Vera Monteiro
Professora da FGV Direito SP, presidente do conselho consultivo do Movimento Pessoas à Frente e conselheira do República.org
Em 9 de setembro de 2022 acontecerá o Encontro Luso-Brasileiro de Professores de Direito Administrativo na Faculdade de Direito da Universidade de Coimbra. Organizado por Egon Bockmann Moreira e Pedro Costa Gonçalves, serão três painéis: segurança jurídica em tempos de incerteza; administração pública por contrato no nosso tempo e discricionariedade administrativa (fronteiras entre controle e deferência). São temas clássicos, mas com borogodó. O que eles têm de atrativo não está nos manuais. Está no nosso tempo e na dinâmica dos poderes.
Estarei no painel que tem o contrato como tema central, dialogando com José Vicente Santos de Mendonça e Flávio Amaral Garcia, no lado brasileiro. O time português é formado por Maria João Estorninho, Suzana Tavares da Silva e Licínio Lopes Martins.
Em 1822, há exatos 200 anos, Visconde de Uruguai (1807-1866) concluía seu curso no colégio e se preparava para se matricular na Universidade de Coimbra e de lá sair bacharel. Ele nasceu em Paris, era filho de pai brasileiro, cursou até o quarto ano de Direito em Coimbra e concluiu o curso na Faculdade de Direito de São Paulo. É dele o primeiro livro importante de direito administrativo no Brasil ("Ensaio sobre o Direito Administrativo", 1862).
Além da coincidência do local onde os administrativistas luso-brasileiros se encontrarão, o que nos une ao Visconde do Uruguai é também a oportunidade de pensar um novo projeto para o direito administrativo brasileiro.
O "Ensaio" argumentava que em um país sem tradição como o nosso seria melhor regular tudo, para prevenir abusos. Inspirou-se na França para fazer ecoar entre nós outras tantas ideias, como a de que o direito administrativo é um direito especial. A dicotomia público-privado está em toda a obra do Visconde de Uruguai. Mais tarde, isso influiria na crença de que contratos públicos são uma categoria toda própria, diferentemente de países que não distinguem entre contratos públicos de privados.
Mas não nos tornamos um estado francês.

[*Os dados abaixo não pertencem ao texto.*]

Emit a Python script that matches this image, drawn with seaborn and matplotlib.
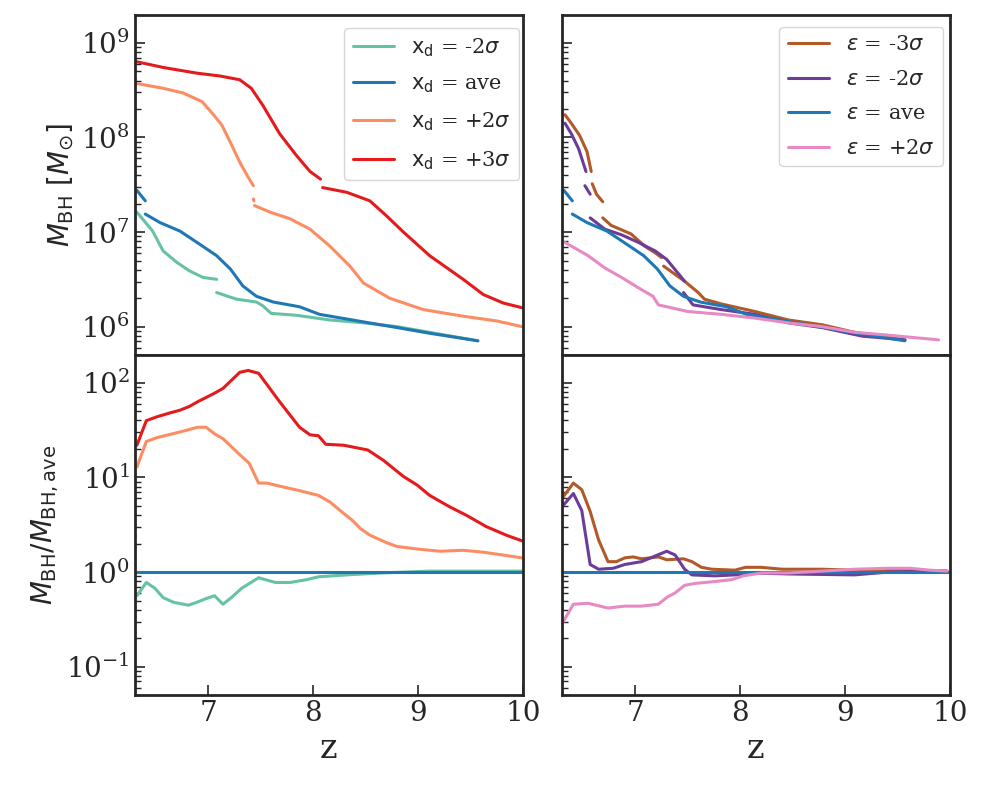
import numpy as np
import pandas as pd
import matplotlib
matplotlib.use('Agg')
import matplotlib.pyplot as plt
import seaborn as sns

# Data: redshift z and log10 of the black hole mass.
# NaN marks a gap in a track.
z_xd_m2 = [6.32, 6.47, 6.57, 6.70, 6.82, 6.95, 7.08, np.nan, 7.08, 7.27, 7.46, 7.52, 7.60,
           7.84, 8.16, 8.48, 8.80, 9.11, 9.57]
lm_xd_m2 = [7.21, 7.01, 6.80, 6.68, 6.59, 6.52, 6.50, np.nan, 6.36, 6.29, 6.26, 6.22, 6.14,
            6.12, 6.07, 6.04, 6.00, 5.94, 5.85]

z_ave = [6.32, 6.40, np.nan, 6.40, 6.54, 6.73, 6.92, 7.08, 7.21, 7.33, 7.46, 7.62, 7.87,
         8.06, 8.48, 8.80, 9.11, 9.57]
lm_ave = [7.44, 7.33, np.nan, 7.19, 7.10, 7.01, 6.87, 6.75, 6.61, 6.43, 6.32, 6.26, 6.21,
          6.13, 6.05, 5.99, 5.93, 5.85]

z_xd_p2 = [6.32, 6.57, 6.76, 6.94, 7.05, 7.13, 7.21, 7.30, 7.38, 7.43, np.nan, 7.43, 7.435,
           np.nan, 7.44, 7.59, 7.78, 7.97, 8.16, 8.35, 8.48, 8.73, 9.05, 9.43, 9.75, 9.99]
lm_xd_p2 = [8.57, 8.52, 8.47, 8.38, 8.24, 8.13, 7.95, 7.74, 7.58, 7.49, np.nan, 7.35, 7.33,
            np.nan, 7.28, 7.21, 7.14, 7.03, 6.85, 6.64, 6.46, 6.30, 6.18, 6.11, 6.06, 6.00]

z_xd_p3 = [6.32, 6.57, 6.89, 7.11, 7.30, 7.41, 7.52, 7.68, 7.84, 7.97, 8.07, np.nan, 8.09,
           8.32, 8.54, 8.70, 8.86, 9.11, 9.43, 9.62, 9.81, 9.99]
lm_xd_p3 = [8.80, 8.74, 8.68, 8.65, 8.61, 8.52, 8.34, 8.04, 7.81, 7.64, 7.56, np.nan, 7.47,
            7.42, 7.33, 7.17, 7.00, 6.75, 6.50, 6.34, 6.25, 6.20]

z_ep_m3 = [6.33, 6.39, 6.47, 6.54, 6.58, np.nan, 6.59, 6.63, 6.69, np.nan, 6.69, 6.77, 6.96,
           7.09, 7.19, 7.25, np.nan, 7.27, 7.47, 7.60, 7.66, 7.82, 8.14, 8.46, 8.78, 9.09, 9.57]
lm_ep_m3 = [8.24, 8.15, 8.02, 7.85, 7.64, np.nan, 7.51, 7.40, 7.32, np.nan, 7.15, 7.07, 6.98,
            6.85, 6.78, 6.73, np.nan, 6.64, 6.48, 6.36, 6.29, 6.24, 6.16, 6.07, 6.02, 5.94, 5.86]

z_ep_m2 = [6.33, 6.39, 6.46, 6.53, np.nan, 6.52, 6.57, np.nan, 6.57, 6.71, 6.87, 7.03, 7.19,
           7.30, 7.47, np.nan, 7.46, 7.55, 7.82, 8.14, 8.46, 8.78, 9.16, 9.57]
lm_ep_m2 = [8.15, 8.04, 7.88, 7.64, np.nan, 7.49, 7.40, np.nan, 7.15, 7.03, 6.97, 6.89, 6.80,
            6.71, 6.48, np.nan, 6.36, 6.23, 6.18, 6.13, 6.04, 5.99, 5.90, 5.86]

z_ep_p2 = [6.33, 6.55, 6.71, 6.87, 7.03, 7.17, 7.22, 7.50, 7.82, 8.14, 8.46, 8.78, 9.09,
           9.41, 9.89]
lm_ep_p2 = [6.89, 6.75, 6.62, 6.52, 6.41, 6.32, 6.23, 6.16, 6.13, 6.09, 6.04, 6.00, 5.94,
            5.91, 5.86]

# ratios to the average run, log10
zr_ave = [6.30, 10.0]
lr_ave = [0.0, 0.0]

zr_xd_m2 = [6.32, 6.41, 6.49, 6.57, 6.67, 6.81, 6.89, 6.98, 7.06, 7.14, 7.22, 7.32, 7.48,
            7.64, 7.78, 7.94, 8.05, 8.32, 8.64, 9.11, 9.43, 9.99]
lr_xd_m2 = [-0.25, -0.11, -0.17, -0.27, -0.32, -0.35, -0.32, -0.28, -0.25, -0.34, -0.27,
            -0.17, -0.06, -0.11, -0.11, -0.08, -0.05, -0.03, -0.01, 0.01, 0.01, 0.01]

zr_xd_p2 = [6.32, 6.41, 6.51, 6.73, 6.90, 6.98, 7.06, 7.14, 7.30, 7.39, 7.48, 7.56, 7.71,
            7.87, 8.05, 8.16, 8.29, 8.37, 8.45, 8.54, 8.70, 8.80, 9.02, 9.21, 9.43, 9.62,
            9.81, 9.99]
lr_xd_p2 = [1.11, 1.38, 1.42, 1.48, 1.53, 1.53, 1.46, 1.41, 1.24, 1.15, 0.94, 0.94, 0.90,
            0.86, 0.81, 0.74, 0.62, 0.55, 0.46, 0.39, 0.31, 0.27, 0.24, 0.22, 0.23, 0.21,
            0.18, 0.15]

zr_xd_p3 = [6.32, 6.41, 6.51, 6.63, 6.73, 6.82, 6.90, 7.06, 7.14, 7.30, 7.38, 7.48, 7.68,
            7.87, 7.97, 8.05, 8.12, 8.29, 8.52, 8.67, 8.86, 8.99, 9.11, 9.30, 9.46, 9.65,
            9.84, 9.99]
lr_xd_p3 = [1.34, 1.60, 1.64, 1.68, 1.71, 1.75, 1.80, 1.89, 1.94, 2.11, 2.13, 2.10, 1.80,
            1.53, 1.45, 1.44, 1.35, 1.34, 1.29, 1.18, 1.01, 0.92, 0.81, 0.69, 0.60, 0.48,
            0.39, 0.33]

zr_ep_m3 = [6.31, 6.41, 6.49, 6.57, 6.65, 6.74, 6.82, 6.90, 6.98, 7.06, 7.22, 7.30, 7.46,
            7.54, 7.63, 7.73, 7.95, 8.05, 8.20, 8.40, 8.78, 9.09, 9.57, 9.97]
lr_ep_m3 = [0.79, 0.94, 0.87, 0.64, 0.34, 0.11, 0.11, 0.15, 0.16, 0.14, 0.16, 0.13, 0.14,
            0.11, 0.05, 0.03, 0.02, 0.05, 0.05, 0.03, 0.03, 0.02, 0.02, 0.01]

zr_ep_m2 = [6.31, 6.41, 6.49, 6.57, 6.65, 6.79, 6.90, 7.06, 7.19, 7.30, 7.38, 7.47, 7.54,
            7.76, 7.95, 8.14, 8.46, 9.09, 9.41, 9.97]
lr_ep_m2 = [0.70, 0.83, 0.65, 0.08, 0.03, 0.04, 0.08, 0.11, 0.17, 0.22, 0.18, 0.03, -0.03,
            -0.04, -0.03, -0.01, -0.02, -0.03, 0.00, 0.01]

zr_ep_p2 = [6.31, 6.41, 6.55, 6.74, 6.90, 7.06, 7.22, 7.31, 7.38, 7.47, 7.57, 7.76, 7.92,
            8.03, 8.20, 8.46, 8.78, 9.09, 9.41, 9.62, 9.81, 9.97]
lr_ep_p2 = [-0.53, -0.34, -0.33, -0.38, -0.36, -0.36, -0.34, -0.26, -0.22, -0.14, -0.12,
            -0.10, -0.08, -0.04, -0.01, -0.01, 0.01, 0.03, 0.04, 0.04, 0.02, 0.01]

c_m2 = '#66c2a5'
c_ave = '#1f78b4'
c_p2 = '#fc8d62'
c_p3 = '#e41a1c'
c_em3 = '#b15928'
c_em2 = '#6a3d9a'
c_ep2 = '#e78ac3'

left_tracks = [
    (z_xd_m2, lm_xd_m2, c_m2, r'$\rm x_d$ = -2$\sigma$'),
    (z_ave, lm_ave, c_ave, r'$\rm x_d$ = ave'),
    (z_xd_p2, lm_xd_p2, c_p2, r'$\rm x_d$ = +2$\sigma$'),
    (z_xd_p3, lm_xd_p3, c_p3, r'$\rm x_d$ = +3$\sigma$'),
]
right_tracks = [
    (z_ep_m3, lm_ep_m3, c_em3, r'$\varepsilon$ = -3$\sigma$'),
    (z_ep_m2, lm_ep_m2, c_em2, r'$\varepsilon$ = -2$\sigma$'),
    (z_ave, lm_ave, c_ave, r'$\varepsilon$ = ave'),
    (z_ep_p2, lm_ep_p2, c_ep2, r'$\varepsilon$ = +2$\sigma$'),
]
left_ratios = [
    (zr_xd_m2, lr_xd_m2, c_m2),
    (zr_ave, lr_ave, c_ave),
    (zr_xd_p2, lr_xd_p2, c_p2),
    (zr_xd_p3, lr_xd_p3, c_p3),
]
right_ratios = [
    (zr_ep_m3, lr_ep_m3, c_em3),
    (zr_ep_m2, lr_ep_m2, c_em2),
    (zr_ave, lr_ave, c_ave),
    (zr_ep_p2, lr_ep_p2, c_ep2),
]

sns.set_theme(style='white')
plt.rcParams['font.family'] = ['DejaVu Serif']
plt.rcParams['mathtext.fontset'] = 'dejavusans'


def draw_track(ax, z, logv, color, label=None):
    # split at NaN so gaps in the track stay gaps
    df = pd.DataFrame({'z': z, 'v': 10 ** np.array(logv, dtype=float)})
    seg = df['v'].isna().cumsum()
    first = True
    for _, part in df.groupby(seg):
        part = part.dropna()
        if len(part) < 2:
            continue
        sns.lineplot(data=part, x='z', y='v', ax=ax, color=color, lw=2.2,
                     sort=False, estimator=None, label=label if first else None)
        first = False


fig, axes = plt.subplots(2, 2, figsize=(9.84, 7.9), dpi=100, sharex=True)
fig.subplots_adjust(left=0.137, right=0.9655, top=0.981, bottom=0.12,
                    hspace=0.0, wspace=0.1)

for z, lm, c, lab in left_tracks:
    draw_track(axes[0, 0], z, lm, c, lab)
for z, lm, c, lab in right_tracks:
    draw_track(axes[0, 1], z, lm, c, lab)
for z, lr, c in left_ratios:
    draw_track(axes[1, 0], z, lr, c)
for z, lr, c in right_ratios:
    draw_track(axes[1, 1], z, lr, c)

for ax in axes.flat:
    ax.set_yscale('log')
    ax.set_xlim(6.3, 10)
    ax.set_xlabel('')
    ax.set_ylabel('')
    for s in ax.spines.values():
        s.set_linewidth(2.0)
        s.set_color('#262626')
    ax.tick_params(which='both', direction='in', left=True, bottom=True,
                   colors='#262626', labelsize=20)
    ax.tick_params(which='major', length=7, width=1.2)
    ax.tick_params(which='minor', length=4, width=1.0)

for ax in axes[0]:
    ax.set_ylim(5e5, 1.97e9)
    ax.tick_params(axis='x', which='both', bottom=False, labelbottom=False)
for ax in axes[1]:
    ax.set_ylim(0.05, 196)
    ax.set_xticks([7, 8, 9, 10])
    ax.set_xlabel('z', fontsize=24)
for ax in axes[:, 1]:
    ax.tick_params(axis='y', labelleft=False)

axes[0, 0].set_ylabel(r'$M_{\rm BH}\ [M_{\odot}]$', fontsize=20)
axes[1, 0].set_ylabel(r'$M_{\rm BH}/M_{\rm BH,ave}$', fontsize=20)

axes[0, 0].legend(loc='upper right', bbox_to_anchor=(0.99, 0.962), borderaxespad=0,
                  fontsize=15, labelspacing=0.75, frameon=True)
axes[0, 1].legend(loc='upper right', bbox_to_anchor=(0.982, 0.965), borderaxespad=0,
                  fontsize=15, labelspacing=0.75, frameon=True)

plt.savefig('out.png', dpi=100)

Aqui vingou um fetiche cego pela ideia de que tudo em matéria de contrato público precisa estar autorizado em lei no seu sentido formal. Houve multiplicação de regras e apego à ideia teórica de que contrato público se opõe ao privado. Contrato de obra, de prestação de serviços e de fornecimento, contrato de eficiência, contratação integrada e semi-integrada, concessão de uso de bens, de serviços públicos, de obras, de serviços econômicos e sociais, encomenda tecnológica, contrato público de solução inovadora e por aí vai. Também há o contrato de autonomia entre entes públicos. E os termos do terceiro setor, que não se dizem contratos, mas muitas vezes se assemelham a eles.
A fragmentação e a inflação legislativa desordenada em matéria de contratos públicos que sobreveio no Brasil é um grave problema. Ela gera disfuncionalidade do controle e problema de operação do sistema. É um modelo que serve mais a interesses, e, talvez, a uma ideologia, do que à formação de um repertório sobre contratos e suas melhores práticas.